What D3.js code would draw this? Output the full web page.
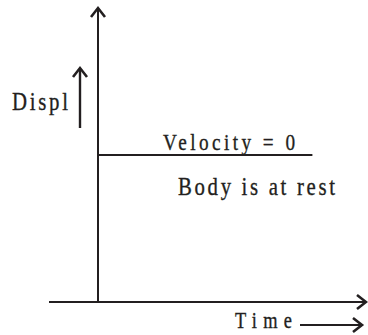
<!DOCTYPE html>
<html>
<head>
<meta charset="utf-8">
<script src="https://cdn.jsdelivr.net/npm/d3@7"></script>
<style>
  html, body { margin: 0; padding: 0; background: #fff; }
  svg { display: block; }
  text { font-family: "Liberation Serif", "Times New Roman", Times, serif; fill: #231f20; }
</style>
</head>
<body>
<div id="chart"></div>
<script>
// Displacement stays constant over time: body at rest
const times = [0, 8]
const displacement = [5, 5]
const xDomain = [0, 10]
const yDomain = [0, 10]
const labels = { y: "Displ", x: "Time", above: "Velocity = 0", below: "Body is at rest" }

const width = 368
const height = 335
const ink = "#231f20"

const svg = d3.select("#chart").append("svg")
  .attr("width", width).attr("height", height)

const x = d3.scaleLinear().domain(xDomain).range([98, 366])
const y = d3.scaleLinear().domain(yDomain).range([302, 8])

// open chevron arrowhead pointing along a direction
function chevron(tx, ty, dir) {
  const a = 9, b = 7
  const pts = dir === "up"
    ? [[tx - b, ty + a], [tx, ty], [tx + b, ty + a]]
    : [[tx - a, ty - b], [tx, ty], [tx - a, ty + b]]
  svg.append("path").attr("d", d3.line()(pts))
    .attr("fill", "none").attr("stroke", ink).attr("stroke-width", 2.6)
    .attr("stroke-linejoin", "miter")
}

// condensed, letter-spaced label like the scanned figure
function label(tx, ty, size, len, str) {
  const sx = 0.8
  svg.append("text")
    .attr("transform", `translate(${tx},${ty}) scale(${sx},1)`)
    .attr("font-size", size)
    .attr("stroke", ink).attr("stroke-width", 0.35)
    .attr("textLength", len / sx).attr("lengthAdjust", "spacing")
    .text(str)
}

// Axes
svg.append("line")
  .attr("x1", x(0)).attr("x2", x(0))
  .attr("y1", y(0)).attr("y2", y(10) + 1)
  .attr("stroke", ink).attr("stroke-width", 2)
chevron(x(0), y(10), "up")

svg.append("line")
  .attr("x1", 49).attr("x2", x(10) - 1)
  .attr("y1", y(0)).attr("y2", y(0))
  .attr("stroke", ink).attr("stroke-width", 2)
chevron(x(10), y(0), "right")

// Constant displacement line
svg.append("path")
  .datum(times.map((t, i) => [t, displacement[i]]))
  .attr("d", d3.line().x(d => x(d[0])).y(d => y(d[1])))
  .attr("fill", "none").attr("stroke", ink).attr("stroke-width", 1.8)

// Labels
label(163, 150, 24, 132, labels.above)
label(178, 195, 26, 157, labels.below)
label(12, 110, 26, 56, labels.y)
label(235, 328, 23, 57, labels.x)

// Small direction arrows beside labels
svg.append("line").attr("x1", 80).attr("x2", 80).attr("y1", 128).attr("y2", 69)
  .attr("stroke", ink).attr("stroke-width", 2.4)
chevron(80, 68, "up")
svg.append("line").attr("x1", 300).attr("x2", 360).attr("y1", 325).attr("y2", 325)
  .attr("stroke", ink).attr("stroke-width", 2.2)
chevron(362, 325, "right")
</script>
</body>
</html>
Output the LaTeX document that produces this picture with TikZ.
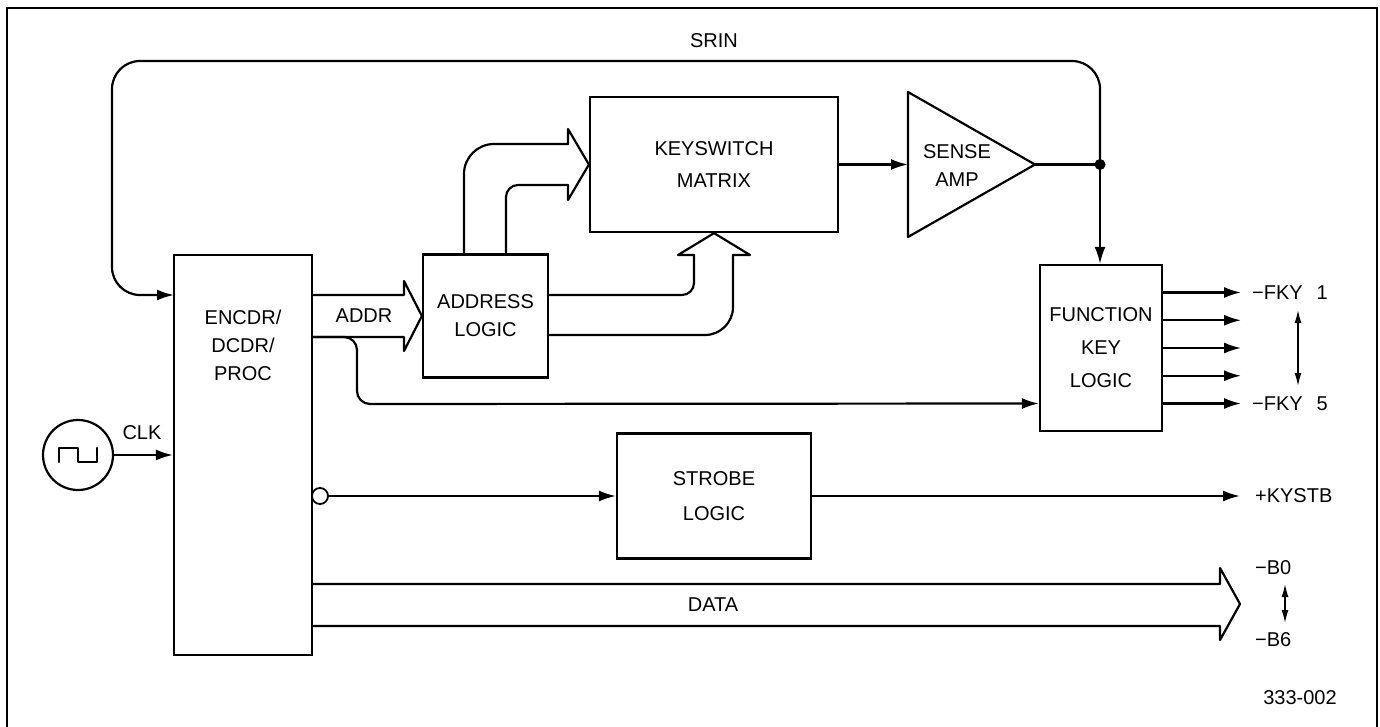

Task to complete - Copy the material above exactly and drop the pictures.

The answer -
What D3.js code would draw this? Output the full web page.
<!DOCTYPE html>
<html>
<head>
<meta charset="utf-8">
<script src="https://cdn.jsdelivr.net/npm/d3@7"></script>
<style>
  html, body { margin: 0; padding: 0; background: #fff; }
  svg { display: block; }
  text { font-family: "Liberation Serif", "Times New Roman", Times, serif; fill: #231f20; }
</style>
</head>
<body>
<div id="chart"></div>
<script>
// Displacement stays constant over time: body at rest
const times = [0, 8]
const displacement = [5, 5]
const xDomain = [0, 10]
const yDomain = [0, 10]
const labels = { y: "Displ", x: "Time", above: "Velocity = 0", below: "Body is at rest" }

const width = 368
const height = 335
const ink = "#231f20"

const svg = d3.select("#chart").append("svg")
  .attr("width", width).attr("height", height)

const x = d3.scaleLinear().domain(xDomain).range([98, 366])
const y = d3.scaleLinear().domain(yDomain).range([302, 8])

// open chevron arrowhead pointing along a direction
function chevron(tx, ty, dir) {
  const a = 9, b = 7
  const pts = dir === "up"
    ? [[tx - b, ty + a], [tx, ty], [tx + b, ty + a]]
    : [[tx - a, ty - b], [tx, ty], [tx - a, ty + b]]
  svg.append("path").attr("d", d3.line()(pts))
    .attr("fill", "none").attr("stroke", ink).attr("stroke-width", 2.6)
    .attr("stroke-linejoin", "miter")
}

// condensed, letter-spaced label like the scanned figure
function label(tx, ty, size, len, str) {
  const sx = 0.8
  svg.append("text")
    .attr("transform", `translate(${tx},${ty}) scale(${sx},1)`)
    .attr("font-size", size)
    .attr("stroke", ink).attr("stroke-width", 0.35)
    .attr("textLength", len / sx).attr("lengthAdjust", "spacing")
    .text(str)
}

// Axes
svg.append("line")
  .attr("x1", x(0)).attr("x2", x(0))
  .attr("y1", y(0)).attr("y2", y(10) + 1)
  .attr("stroke", ink).attr("stroke-width", 2)
chevron(x(0), y(10), "up")

svg.append("line")
  .attr("x1", 49).attr("x2", x(10) - 1)
  .attr("y1", y(0)).attr("y2", y(0))
  .attr("stroke", ink).attr("stroke-width", 2)
chevron(x(10), y(0), "right")

// Constant displacement line
svg.append("path")
  .datum(times.map((t, i) => [t, displacement[i]]))
  .attr("d", d3.line().x(d => x(d[0])).y(d => y(d[1])))
  .attr("fill", "none").attr("stroke", ink).attr("stroke-width", 1.8)

// Labels
label(163, 150, 24, 132, labels.above)
label(178, 195, 26, 157, labels.below)
label(12, 110, 26, 56, labels.y)
label(235, 328, 23, 57, labels.x)

// Small direction arrows beside labels
svg.append("line").attr("x1", 80).attr("x2", 80).attr("y1", 128).attr("y2", 69)
  .attr("stroke", ink).attr("stroke-width", 2.4)
chevron(80, 68, "up")
svg.append("line").attr("x1", 300).attr("x2", 360).attr("y1", 325).attr("y2", 325)
  .attr("stroke", ink).attr("stroke-width", 2.2)
chevron(362, 325, "right")
</script>
</body>
</html>
Output the LaTeX document that produces this picture with TikZ.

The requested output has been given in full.